→ **PROBLEM DETAILS**
A single run of lines is to be printed exactly: starting at the line with "Output the web" and ending at the line with "const xMajorTicks = [50, 100, 150, 200, 250, 300];", both included. Leave the pictures out.

→ **INPUT DATA**
· · · · · · ·

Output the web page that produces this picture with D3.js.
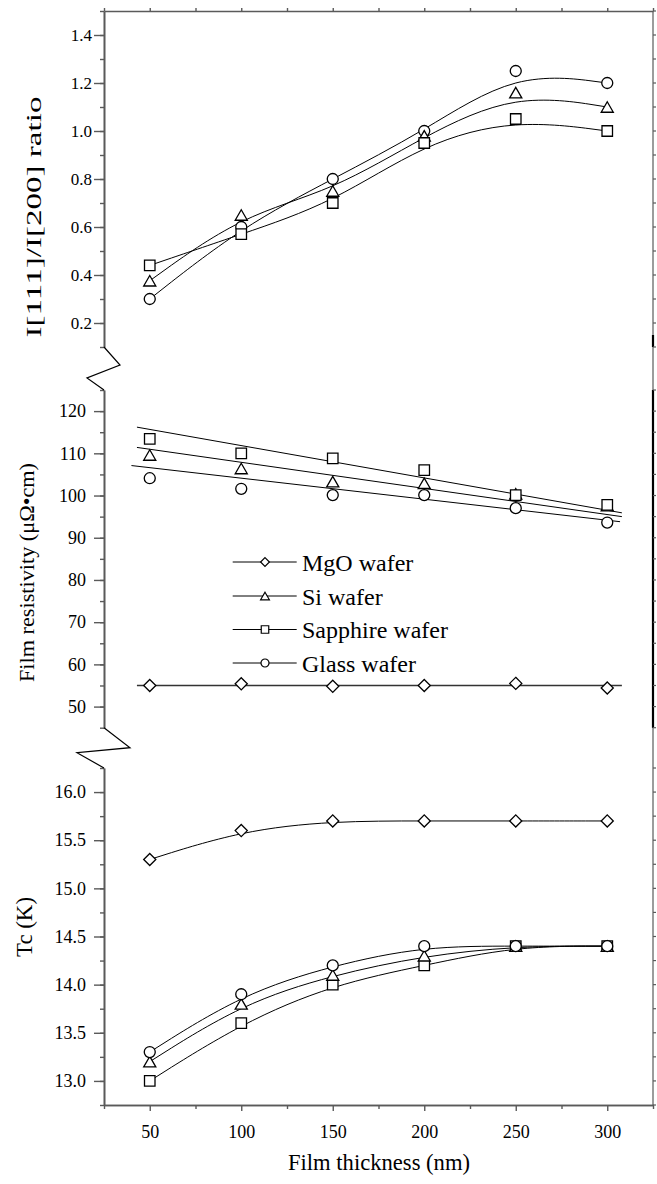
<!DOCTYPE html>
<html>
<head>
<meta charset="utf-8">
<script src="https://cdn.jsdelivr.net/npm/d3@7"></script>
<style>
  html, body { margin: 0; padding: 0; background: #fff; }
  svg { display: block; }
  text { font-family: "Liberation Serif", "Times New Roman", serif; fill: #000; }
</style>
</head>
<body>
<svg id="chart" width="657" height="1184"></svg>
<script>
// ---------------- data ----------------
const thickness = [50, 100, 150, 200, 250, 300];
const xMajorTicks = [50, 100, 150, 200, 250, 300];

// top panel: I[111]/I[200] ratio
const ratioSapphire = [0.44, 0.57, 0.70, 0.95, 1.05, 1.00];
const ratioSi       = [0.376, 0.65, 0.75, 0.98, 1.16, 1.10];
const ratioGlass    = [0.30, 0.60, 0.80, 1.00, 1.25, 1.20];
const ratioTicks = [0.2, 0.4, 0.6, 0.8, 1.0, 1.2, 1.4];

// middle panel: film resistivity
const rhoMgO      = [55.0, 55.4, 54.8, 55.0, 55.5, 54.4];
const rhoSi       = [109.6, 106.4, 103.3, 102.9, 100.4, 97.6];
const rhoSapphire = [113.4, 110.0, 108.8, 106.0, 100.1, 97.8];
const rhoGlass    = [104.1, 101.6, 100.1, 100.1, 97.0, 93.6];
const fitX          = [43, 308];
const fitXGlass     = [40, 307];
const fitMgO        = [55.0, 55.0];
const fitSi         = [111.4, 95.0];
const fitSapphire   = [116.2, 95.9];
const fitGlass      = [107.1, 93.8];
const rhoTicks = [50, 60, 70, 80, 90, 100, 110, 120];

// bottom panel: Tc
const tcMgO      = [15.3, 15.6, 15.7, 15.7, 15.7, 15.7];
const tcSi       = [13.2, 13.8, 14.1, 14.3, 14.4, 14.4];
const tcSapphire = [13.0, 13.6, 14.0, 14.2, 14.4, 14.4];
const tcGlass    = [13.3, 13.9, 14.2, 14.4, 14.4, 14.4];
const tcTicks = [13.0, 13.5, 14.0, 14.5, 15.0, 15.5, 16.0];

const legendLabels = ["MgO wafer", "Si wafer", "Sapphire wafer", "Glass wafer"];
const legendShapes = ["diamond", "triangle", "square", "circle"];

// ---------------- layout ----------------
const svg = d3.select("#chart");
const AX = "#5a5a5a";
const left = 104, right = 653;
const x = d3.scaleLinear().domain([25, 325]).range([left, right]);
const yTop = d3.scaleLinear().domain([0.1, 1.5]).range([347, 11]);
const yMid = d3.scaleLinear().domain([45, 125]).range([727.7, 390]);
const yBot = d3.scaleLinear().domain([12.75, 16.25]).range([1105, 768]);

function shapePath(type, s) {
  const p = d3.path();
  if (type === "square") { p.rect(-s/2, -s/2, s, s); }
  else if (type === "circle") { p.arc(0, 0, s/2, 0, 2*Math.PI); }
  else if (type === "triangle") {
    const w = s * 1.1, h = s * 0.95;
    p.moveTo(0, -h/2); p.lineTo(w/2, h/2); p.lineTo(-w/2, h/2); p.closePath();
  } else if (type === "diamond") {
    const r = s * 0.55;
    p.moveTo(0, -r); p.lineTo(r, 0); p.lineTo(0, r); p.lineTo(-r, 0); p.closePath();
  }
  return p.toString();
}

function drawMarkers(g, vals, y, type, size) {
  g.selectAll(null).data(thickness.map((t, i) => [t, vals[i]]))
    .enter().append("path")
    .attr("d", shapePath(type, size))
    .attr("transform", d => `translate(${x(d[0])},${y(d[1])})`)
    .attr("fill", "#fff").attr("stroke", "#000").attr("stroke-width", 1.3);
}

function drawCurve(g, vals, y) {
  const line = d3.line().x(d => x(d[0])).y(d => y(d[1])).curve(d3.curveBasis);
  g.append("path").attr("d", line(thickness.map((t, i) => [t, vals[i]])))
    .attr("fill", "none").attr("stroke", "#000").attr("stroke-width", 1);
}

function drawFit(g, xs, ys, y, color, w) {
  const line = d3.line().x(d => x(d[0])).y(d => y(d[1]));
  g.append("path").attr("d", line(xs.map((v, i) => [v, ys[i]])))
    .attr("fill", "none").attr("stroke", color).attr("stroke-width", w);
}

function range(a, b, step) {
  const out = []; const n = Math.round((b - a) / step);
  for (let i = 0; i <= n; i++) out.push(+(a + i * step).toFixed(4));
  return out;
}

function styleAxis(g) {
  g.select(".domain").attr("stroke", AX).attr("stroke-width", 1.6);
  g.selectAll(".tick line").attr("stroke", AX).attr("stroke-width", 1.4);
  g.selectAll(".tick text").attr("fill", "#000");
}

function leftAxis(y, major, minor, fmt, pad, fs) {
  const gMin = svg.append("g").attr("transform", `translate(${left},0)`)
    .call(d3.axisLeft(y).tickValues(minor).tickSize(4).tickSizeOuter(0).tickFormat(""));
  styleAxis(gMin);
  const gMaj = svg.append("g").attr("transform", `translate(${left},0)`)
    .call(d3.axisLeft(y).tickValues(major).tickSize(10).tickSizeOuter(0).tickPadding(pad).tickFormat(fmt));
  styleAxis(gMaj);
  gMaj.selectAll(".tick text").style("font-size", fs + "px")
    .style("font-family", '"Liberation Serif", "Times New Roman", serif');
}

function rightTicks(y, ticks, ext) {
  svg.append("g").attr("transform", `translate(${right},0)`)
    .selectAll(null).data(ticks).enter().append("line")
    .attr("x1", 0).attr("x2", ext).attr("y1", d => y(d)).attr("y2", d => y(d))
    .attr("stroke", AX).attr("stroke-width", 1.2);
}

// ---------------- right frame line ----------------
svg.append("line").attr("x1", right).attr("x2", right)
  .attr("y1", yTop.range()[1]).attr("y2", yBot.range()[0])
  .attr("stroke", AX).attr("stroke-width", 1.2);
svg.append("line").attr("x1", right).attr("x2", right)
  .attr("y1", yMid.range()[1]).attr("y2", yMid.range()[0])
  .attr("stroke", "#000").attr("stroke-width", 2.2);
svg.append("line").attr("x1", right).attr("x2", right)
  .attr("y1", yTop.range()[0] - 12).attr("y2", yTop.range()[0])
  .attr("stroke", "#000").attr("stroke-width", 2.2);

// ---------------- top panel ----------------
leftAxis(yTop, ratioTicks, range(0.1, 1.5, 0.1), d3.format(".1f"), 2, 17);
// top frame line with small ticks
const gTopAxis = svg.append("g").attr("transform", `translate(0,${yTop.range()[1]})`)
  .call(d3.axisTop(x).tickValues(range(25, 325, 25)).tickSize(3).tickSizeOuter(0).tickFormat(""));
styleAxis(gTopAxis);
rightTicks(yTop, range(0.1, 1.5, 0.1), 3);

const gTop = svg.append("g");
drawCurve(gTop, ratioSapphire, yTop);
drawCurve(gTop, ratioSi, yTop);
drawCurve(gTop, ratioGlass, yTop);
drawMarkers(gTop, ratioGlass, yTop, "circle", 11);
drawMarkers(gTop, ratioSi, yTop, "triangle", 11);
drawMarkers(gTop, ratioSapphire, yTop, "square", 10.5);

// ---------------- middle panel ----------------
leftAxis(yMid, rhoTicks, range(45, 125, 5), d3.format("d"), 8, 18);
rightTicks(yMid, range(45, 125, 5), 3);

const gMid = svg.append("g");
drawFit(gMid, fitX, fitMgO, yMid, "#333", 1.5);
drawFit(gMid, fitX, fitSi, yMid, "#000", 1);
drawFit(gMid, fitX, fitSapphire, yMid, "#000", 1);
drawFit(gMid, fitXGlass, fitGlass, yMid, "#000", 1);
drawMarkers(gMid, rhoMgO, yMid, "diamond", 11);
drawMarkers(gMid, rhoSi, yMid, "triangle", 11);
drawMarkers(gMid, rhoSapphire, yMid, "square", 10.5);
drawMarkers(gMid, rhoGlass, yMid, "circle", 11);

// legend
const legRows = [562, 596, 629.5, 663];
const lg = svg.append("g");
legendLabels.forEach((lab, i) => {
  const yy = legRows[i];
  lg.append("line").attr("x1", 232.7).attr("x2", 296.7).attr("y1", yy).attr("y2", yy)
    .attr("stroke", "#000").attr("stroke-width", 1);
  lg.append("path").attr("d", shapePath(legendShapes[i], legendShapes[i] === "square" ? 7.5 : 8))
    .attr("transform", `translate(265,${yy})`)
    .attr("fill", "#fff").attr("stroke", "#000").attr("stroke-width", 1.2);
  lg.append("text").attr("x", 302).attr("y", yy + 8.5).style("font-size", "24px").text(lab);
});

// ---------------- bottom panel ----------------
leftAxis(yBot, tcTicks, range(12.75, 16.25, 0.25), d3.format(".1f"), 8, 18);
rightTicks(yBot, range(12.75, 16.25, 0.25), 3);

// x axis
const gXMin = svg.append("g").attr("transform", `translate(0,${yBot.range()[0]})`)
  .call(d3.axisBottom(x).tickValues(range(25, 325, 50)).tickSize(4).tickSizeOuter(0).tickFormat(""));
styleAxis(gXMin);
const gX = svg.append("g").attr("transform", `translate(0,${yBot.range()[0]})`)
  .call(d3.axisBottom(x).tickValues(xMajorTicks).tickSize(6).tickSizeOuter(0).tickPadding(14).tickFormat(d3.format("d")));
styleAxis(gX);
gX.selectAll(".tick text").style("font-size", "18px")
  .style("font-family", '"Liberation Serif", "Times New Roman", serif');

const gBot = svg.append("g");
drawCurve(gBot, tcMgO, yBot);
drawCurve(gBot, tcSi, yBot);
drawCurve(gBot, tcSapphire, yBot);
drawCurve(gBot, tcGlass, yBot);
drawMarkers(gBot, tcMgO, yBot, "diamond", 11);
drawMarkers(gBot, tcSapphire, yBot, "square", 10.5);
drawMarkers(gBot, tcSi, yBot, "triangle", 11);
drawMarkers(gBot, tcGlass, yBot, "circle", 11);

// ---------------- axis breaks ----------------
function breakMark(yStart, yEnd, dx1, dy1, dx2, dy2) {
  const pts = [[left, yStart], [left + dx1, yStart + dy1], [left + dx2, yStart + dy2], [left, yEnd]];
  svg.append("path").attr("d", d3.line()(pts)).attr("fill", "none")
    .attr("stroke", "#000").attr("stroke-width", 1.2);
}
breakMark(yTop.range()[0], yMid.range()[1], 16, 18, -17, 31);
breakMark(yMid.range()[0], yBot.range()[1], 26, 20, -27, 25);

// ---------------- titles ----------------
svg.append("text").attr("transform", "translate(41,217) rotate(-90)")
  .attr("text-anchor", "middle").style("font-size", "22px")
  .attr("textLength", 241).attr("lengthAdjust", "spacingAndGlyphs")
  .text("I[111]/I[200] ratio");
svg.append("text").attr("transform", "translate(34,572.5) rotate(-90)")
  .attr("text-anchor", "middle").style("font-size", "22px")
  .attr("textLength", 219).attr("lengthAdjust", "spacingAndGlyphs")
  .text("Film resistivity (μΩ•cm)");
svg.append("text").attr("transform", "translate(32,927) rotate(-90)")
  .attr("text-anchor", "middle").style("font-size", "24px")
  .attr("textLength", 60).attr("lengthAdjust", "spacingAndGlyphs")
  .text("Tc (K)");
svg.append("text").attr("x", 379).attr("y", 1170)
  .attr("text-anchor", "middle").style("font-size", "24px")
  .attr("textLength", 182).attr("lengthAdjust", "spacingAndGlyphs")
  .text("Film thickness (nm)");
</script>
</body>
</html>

· · · · · · ·

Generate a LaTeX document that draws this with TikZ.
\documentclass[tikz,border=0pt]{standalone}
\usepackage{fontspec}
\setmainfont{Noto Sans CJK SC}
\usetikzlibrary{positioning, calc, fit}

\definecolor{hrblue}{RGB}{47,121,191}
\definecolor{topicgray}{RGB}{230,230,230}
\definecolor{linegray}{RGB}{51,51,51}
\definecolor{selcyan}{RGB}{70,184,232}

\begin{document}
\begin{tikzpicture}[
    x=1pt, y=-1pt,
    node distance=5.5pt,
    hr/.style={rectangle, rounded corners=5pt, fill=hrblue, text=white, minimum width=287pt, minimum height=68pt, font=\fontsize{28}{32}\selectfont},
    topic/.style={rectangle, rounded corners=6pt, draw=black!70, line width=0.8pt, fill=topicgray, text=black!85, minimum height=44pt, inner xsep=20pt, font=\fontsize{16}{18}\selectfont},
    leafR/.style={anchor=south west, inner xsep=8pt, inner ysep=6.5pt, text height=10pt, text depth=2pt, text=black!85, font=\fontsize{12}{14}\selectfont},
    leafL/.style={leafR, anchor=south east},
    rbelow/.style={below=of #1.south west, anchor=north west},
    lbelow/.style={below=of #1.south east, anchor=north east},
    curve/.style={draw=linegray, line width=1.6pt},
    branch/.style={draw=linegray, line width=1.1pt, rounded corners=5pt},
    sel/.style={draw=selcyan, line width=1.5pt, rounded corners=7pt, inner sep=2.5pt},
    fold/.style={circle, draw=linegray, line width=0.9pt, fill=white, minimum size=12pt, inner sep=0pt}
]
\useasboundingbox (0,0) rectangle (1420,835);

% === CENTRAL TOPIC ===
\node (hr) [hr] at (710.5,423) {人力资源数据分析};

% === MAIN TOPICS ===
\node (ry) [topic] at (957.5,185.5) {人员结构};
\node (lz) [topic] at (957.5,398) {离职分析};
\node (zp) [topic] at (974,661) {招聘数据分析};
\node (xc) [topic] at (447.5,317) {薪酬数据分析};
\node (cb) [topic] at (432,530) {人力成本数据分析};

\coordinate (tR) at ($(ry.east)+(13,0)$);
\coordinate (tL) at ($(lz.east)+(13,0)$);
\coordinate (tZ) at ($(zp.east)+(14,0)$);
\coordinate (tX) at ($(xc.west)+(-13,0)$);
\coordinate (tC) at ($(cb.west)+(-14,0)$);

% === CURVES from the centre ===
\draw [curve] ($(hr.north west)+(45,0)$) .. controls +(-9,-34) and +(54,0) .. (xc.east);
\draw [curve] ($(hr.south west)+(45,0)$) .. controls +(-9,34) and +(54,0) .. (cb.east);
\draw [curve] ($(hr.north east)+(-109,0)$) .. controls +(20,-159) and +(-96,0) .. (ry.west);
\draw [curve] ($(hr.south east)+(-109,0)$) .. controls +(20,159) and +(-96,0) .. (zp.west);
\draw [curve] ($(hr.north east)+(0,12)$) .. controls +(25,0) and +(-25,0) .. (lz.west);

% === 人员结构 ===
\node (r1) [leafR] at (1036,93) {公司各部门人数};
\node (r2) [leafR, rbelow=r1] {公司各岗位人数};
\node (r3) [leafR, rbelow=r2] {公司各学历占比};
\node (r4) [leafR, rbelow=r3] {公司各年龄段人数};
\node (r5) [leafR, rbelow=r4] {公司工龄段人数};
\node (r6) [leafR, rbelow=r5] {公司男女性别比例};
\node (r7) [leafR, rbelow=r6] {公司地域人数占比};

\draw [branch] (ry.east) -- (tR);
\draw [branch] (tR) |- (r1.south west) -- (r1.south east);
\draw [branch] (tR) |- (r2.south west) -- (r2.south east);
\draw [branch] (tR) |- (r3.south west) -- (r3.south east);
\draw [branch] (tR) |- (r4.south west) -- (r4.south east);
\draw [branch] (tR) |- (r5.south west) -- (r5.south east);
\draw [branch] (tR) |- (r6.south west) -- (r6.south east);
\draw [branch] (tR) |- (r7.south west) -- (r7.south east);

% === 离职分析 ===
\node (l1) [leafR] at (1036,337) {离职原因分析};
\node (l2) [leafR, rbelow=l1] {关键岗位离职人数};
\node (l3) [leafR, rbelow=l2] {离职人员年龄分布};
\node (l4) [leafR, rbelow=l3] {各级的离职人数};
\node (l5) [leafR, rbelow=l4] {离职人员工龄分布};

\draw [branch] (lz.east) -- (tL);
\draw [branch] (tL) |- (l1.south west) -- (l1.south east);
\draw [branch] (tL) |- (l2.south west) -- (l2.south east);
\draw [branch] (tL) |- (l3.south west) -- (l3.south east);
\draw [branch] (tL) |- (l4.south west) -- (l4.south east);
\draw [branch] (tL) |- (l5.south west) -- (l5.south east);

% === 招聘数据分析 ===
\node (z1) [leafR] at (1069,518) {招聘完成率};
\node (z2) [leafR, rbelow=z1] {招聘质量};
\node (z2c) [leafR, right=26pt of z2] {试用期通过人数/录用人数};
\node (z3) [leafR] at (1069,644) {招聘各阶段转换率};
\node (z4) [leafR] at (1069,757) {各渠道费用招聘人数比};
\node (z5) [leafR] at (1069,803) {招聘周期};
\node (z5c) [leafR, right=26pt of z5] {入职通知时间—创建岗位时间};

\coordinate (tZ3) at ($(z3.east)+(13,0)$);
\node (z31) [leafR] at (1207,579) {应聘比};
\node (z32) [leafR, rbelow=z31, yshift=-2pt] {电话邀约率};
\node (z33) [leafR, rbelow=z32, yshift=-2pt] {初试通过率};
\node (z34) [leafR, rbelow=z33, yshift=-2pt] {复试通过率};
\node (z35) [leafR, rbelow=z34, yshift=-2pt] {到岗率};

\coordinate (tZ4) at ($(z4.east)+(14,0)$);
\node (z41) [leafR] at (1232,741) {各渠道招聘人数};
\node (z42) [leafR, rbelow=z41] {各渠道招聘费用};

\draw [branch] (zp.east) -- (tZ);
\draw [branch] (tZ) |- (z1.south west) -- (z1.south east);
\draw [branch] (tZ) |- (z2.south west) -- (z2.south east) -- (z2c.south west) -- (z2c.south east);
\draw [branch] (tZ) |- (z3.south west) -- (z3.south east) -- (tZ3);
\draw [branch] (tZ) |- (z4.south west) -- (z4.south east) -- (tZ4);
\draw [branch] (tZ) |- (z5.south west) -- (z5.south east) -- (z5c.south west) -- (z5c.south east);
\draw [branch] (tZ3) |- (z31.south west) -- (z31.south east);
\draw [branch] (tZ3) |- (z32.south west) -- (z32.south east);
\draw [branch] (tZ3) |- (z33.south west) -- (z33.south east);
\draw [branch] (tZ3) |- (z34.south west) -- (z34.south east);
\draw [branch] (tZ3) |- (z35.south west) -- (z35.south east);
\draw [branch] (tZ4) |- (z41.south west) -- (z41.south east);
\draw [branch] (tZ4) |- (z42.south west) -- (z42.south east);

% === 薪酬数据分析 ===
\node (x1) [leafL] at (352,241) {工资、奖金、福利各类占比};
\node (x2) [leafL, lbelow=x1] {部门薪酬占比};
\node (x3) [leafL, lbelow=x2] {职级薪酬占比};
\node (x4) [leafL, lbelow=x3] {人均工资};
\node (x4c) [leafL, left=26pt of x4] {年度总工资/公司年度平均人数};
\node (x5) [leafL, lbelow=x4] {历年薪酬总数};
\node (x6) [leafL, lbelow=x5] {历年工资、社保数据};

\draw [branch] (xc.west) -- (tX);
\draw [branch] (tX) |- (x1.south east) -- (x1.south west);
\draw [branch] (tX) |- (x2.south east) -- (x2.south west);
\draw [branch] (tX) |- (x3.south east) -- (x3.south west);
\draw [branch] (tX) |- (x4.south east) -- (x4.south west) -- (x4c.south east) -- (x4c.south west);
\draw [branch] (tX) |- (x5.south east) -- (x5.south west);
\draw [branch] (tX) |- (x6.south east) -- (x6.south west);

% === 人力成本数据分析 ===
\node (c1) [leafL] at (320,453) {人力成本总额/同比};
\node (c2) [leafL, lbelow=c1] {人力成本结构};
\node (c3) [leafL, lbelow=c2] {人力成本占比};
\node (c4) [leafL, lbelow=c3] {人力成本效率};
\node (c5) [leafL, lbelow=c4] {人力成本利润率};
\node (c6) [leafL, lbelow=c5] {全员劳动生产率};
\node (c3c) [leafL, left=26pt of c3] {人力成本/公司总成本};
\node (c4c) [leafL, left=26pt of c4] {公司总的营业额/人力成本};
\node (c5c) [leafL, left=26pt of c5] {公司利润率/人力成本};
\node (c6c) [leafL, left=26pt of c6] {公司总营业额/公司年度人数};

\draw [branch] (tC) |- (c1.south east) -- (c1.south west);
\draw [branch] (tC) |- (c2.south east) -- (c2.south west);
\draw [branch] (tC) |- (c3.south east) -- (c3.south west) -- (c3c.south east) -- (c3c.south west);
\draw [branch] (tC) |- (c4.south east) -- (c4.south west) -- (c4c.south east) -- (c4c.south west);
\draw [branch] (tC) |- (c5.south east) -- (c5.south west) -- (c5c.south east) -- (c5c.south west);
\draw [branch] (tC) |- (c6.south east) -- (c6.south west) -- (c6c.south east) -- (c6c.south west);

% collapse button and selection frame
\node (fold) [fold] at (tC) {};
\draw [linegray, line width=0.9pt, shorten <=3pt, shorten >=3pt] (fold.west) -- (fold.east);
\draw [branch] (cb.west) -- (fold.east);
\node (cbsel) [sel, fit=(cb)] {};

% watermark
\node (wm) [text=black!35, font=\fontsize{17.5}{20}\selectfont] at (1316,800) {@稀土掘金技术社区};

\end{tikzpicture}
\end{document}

· · · · · · ·

→ **OUTPUT**
Output the web page that produces this picture with D3.js.
<!DOCTYPE html>
<html>
<head>
<meta charset="utf-8">
<script src="https://cdn.jsdelivr.net/npm/d3@7"></script>
<style>
  html, body { margin: 0; padding: 0; background: #fff; }
  svg { display: block; }
  text { font-family: "Liberation Serif", "Times New Roman", serif; fill: #000; }
</style>
</head>
<body>
<svg id="chart" width="657" height="1184"></svg>
<script>
// ---------------- data ----------------
const thickness = [50, 100, 150, 200, 250, 300];
const xMajorTicks = [50, 100, 150, 200, 250, 300];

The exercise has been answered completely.